FOR IMMEDIATE RELEASE|
FRIDAY, OCTOBER 4, 2002
TDD (202) 514-1888
UNITED STATES REACHES TENTATIVE FRAMEWORK
TO RESOLVE NATIVE AMERICAN CLAIM
WASHINGTON, D.C.– A longstanding Native American claim by the Pueblo of San Ildefonso in northern New Mexico may be near resolution under a settlement framework announced today by the United States Department of Justice. For over 50 years, the Pueblo of San Ildefonso has pursued legal claims against the United States government arising under the Indian Claims Commission Act of 1946. That law allowed Native American tribes and pueblos to be compensated for lost lands and for damages resulting from government actions. In the last 50 years, over 600 such claims were filed by Native American tribes and pueblos. The claim of the Pueblo of San Ildefonso is the last unresolved case under the 1946 Act.
After two years of negotiations among representatives of the Pueblo and the United States Departments of Justice, Agriculture and Interior, a tentative framework for settlement has been agreed upon. With this announcement of the settlement framework, representatives of the federal government and the Pueblo will continue to meet with local government officials and affected parties to explain the proposed settlement and discuss related issues. A final settlement will require approval by Congress and the Court of Federal Claims in Washington.
The framework includes five key elements:
•The United States will pay the Pueblo $6.9 million to compensate for aboriginal title claims, as well as trespass and other matters;
•The National Park Service and the Bureau of Land Management (BLM) will take administrative actions to enhance consultations between federal agencies and the Pueblo regarding management of lands near the San Ildefonso Indian Reservation, including the Tsankaw'i Unit of Bandelier National Monument and the Shu-ma Land Area administered by BLM;
•The Pueblo will be permitted to purchase at fair market value approximately 7700 acres of the Santa Fe National Forest lying adjacent to the San Ildefonso Indian Reservation;
•Valid existing rights in the purchase area will be protected; and
•Receipts from the purchase will be used by the Forest Service to acquire high priority lands in New Mexico for National Forest purposes.
"In an effort to bring these complicated claims to a fair and just resolution in recent years, the United States, through the Justice Department, has explored every effort to reach negotiated resolutions with the tribes," said Tom Sansonetti, Assistant Attorney General of the Justice Department's Environment and Natural Resources Division. "We are pleased that the agreement framework with the Pueblo of San Ildefonso is a substantial step forward in closing this longstanding claim in a fair and equitable manner for the Pueblo. We believe that this agreement will facilitate the management of adjacent federal lands and ultimately, benefit the public."
The proposed purchase of National Forest lands by the Pueblo is the principal matter requiring Congressional approval. The sale of lands to the Pueblo would be for appraised fair market value and the Forest Service would use the proceeds from the sale to buy non-federal inholdings within the National Forests in New Mexico. Existing private rights within the sale area will be protected under the proposed settlement.

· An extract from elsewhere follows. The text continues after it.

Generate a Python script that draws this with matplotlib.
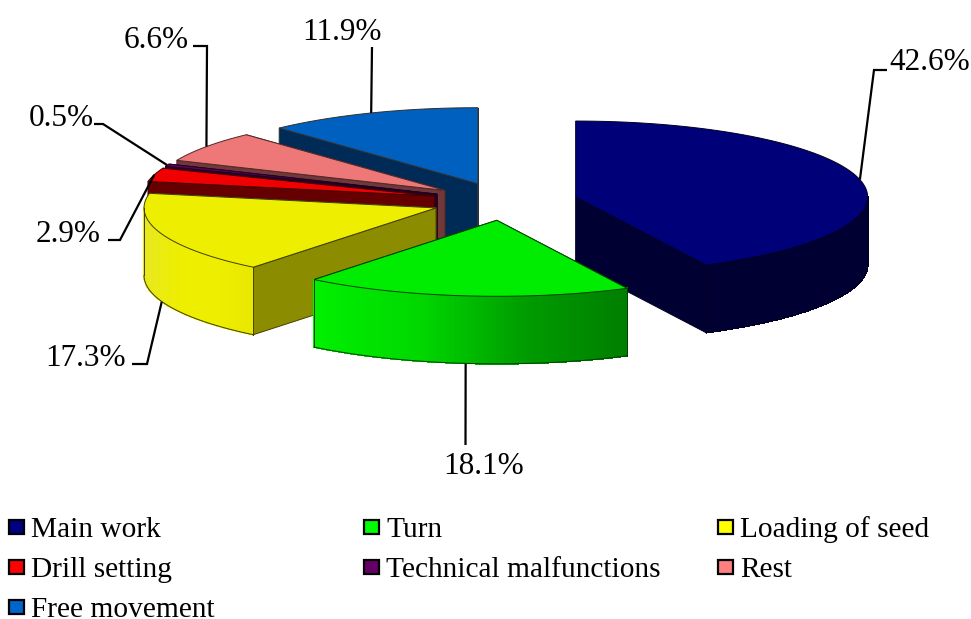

"The Forest Service is pleased to play an important role in helping to resolve this longstanding claim," stated Harv Forsgren, Regional Forester for the Southwest Region. "The proposed settlement would allow the Pueblo to buy land of historical and cultural importance to it; while, at the same time, enabling the Forest Service to consolidate federal ownership elsewhere within the National Forests for environmental enhancement and public recreation."
Grant Vaughn, Acting Regional Solicitor of the United States Department of the Interior, expressed similar sentiments. "We are pleased that all of the involved federal agencies and the Pueblo have been able to make this progress toward resolving disputes tracing to actions occurring many years ago. Doing so not only removes ambiguities in land titles but also creates the foundation for further good relationships among the governments involved."
After further deliberations with local governments regarding implementation of the framework, it is expected that proposed legislation will be given to Congress for action early next year.